Keen to make the city more cycle-friendly, Mrs Pidgeon wants to reduce the number of vehicles on London’s roads, starting with the number of lorries crossing the capital during rush hour.

“South Woodford for example has huge potential to get people onto their bikes to go to the park, to the gym or even to work,” she said during a visit to the area last week.

The aspiring mayor would introduce a tax on diesel vehicles driving through the congestion charge zone in central London, and look at rolling it out to all boroughs.

She hopes the scheme would also improve air quality, a problem she described as a “real issue” in Redbridge.

She also wants to invest more resources into the police force and particularly in PCSOs, who she believes are more diverse and better at picking up on small changes in communities to tackle isuses such as knife crime.

Giving “a massive boost” to the housing stock is one of Mrs Pidgeon’s top priority.

If elected, she has pledged to invest £2bn in building new homes – including 15,000 in her first year in office and 50,000 affordable homes within four years.
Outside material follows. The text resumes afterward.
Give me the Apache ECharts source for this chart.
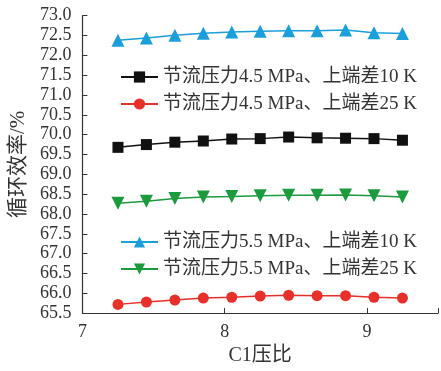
<!DOCTYPE html>
<html><head><meta charset="utf-8">
<script src="https://cdn.jsdelivr.net/npm/echarts@6/dist/echarts.min.js"></script>
<style>html,body{margin:0;padding:0;background:#fff}#c{width:441px;height:371px}</style>
</head><body><div id="c"></div>
<script>
const xValues = [7.25, 7.45, 7.65, 7.85, 8.05, 8.25, 8.45, 8.65, 8.85, 9.05, 9.25];
const s45_10 = [69.68, 69.75, 69.81, 69.84, 69.89, 69.90, 69.94, 69.92, 69.91, 69.90, 69.86];
const s45_25 = [65.72, 65.78, 65.83, 65.88, 65.90, 65.93, 65.95, 65.94, 65.94, 65.90, 65.88];
const s55_10 = [72.38, 72.44, 72.51, 72.56, 72.59, 72.61, 72.62, 72.62, 72.64, 72.57, 72.55];
const s55_25 = [68.27, 68.32, 68.39, 68.43, 68.44, 68.46, 68.47, 68.47, 68.48, 68.46, 68.43];
const names = ['节流压力4.5 MPa、上端差10 K', '节流压力4.5 MPa、上端差25 K', '节流压力5.5 MPa、上端差10 K', '节流压力5.5 MPa、上端差25 K'];
const xAxisName = 'C1压比';
const yAxisName = '循环效率/%';

const FONT = '"Liberation Serif", "Noto Sans CJK SC", serif';
const pair = (ys) => xValues.map((x, i) => [x, ys[i]]);
function mk(name, ys, color, symbol, size, rotate) {
  return {
    name, type: 'line', data: pair(ys), symbol, symbolSize: size, symbolRotate: rotate || 0,
    lineStyle: { color, width: 1.5 }, itemStyle: { color }, animation: false
  };
}
const chart = echarts.init(document.getElementById('c'), null, { renderer: 'canvas' });
const legendCommon = {
  left: 120, padding: 0, orient: 'vertical', itemWidth: 37, itemHeight: 14, itemGap: 8,
  textStyle: { fontFamily: FONT, fontSize: 19, color: '#333', lineHeight: 19 }
};
chart.setOption({
  backgroundColor: '#ffffff',
  grid: { left: 82, right: 2, top: 15.7, bottom: 52.7 },
  legend: [
    Object.assign({ top: 67.5, data: [names[0], names[1]] }, legendCommon),
    Object.assign({ top: 232.5, data: [names[2], names[3]] }, legendCommon)
  ],
  xAxis: {
    type: 'value', min: 7, max: 9.5, interval: 1,
    name: xAxisName, nameLocation: 'middle', nameGap: 31,
    nameTextStyle: { fontFamily: FONT, fontSize: 20, color: '#333' },
    axisLine: { lineStyle: { color: '#333', width: 1.2 } },
    axisTick: { inside: true, length: 5, lineStyle: { color: '#333' } },
    axisLabel: { fontFamily: FONT, fontSize: 18, color: '#333', margin: 10,
      formatter: v => (Number.isInteger(v) ? String(v) : '') },
    splitLine: { show: false }
  },
  yAxis: {
    type: 'value', min: 65.5, max: 73, interval: 0.5,
    name: yAxisName, nameLocation: 'middle', nameGap: 50,
    nameTextStyle: { fontFamily: FONT, fontSize: 21, color: '#333' },
    axisLine: { show: true, lineStyle: { color: '#333', width: 1.2 } },
    axisTick: { show: true, inside: true, length: 5, lineStyle: { color: '#333' } },
    axisLabel: { fontFamily: FONT, fontSize: 18, color: '#333', margin: 11,
      formatter: v => v.toFixed(1) },
    splitLine: { show: false }
  },
  series: [
    mk(names[0], s45_10, '#111111', 'rect', 11),
    mk(names[1], s45_25, '#e8302a', 'circle', 11),
    mk(names[2], s55_10, '#1a9fdb', 'triangle', 13),
    mk(names[3], s55_25, '#1c9a3e', 'triangle', 13, 180)
  ]
});
</script></body></html>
To finance the project, Mrs Pidgeon would replace the annual £20 Olympic precept imposed on each household to finance London 2012 by a housing levy of similar amount.

“This is a price worth paying to be able to pay for the homes we need,” she said.

The new homes would be delivered by a building company set up by City Hall, and a construction academy would train people to take on these new jobs, with no development taking place on the green belt.

But Mrs Pidgeon believes staying in the EU is key to attracting new businesses to the area.

The mother of one also said there was “a huge problem” in the provision of school and nursery places across the capital and promised to work with each borough to find ways to provide affordable child care for all families.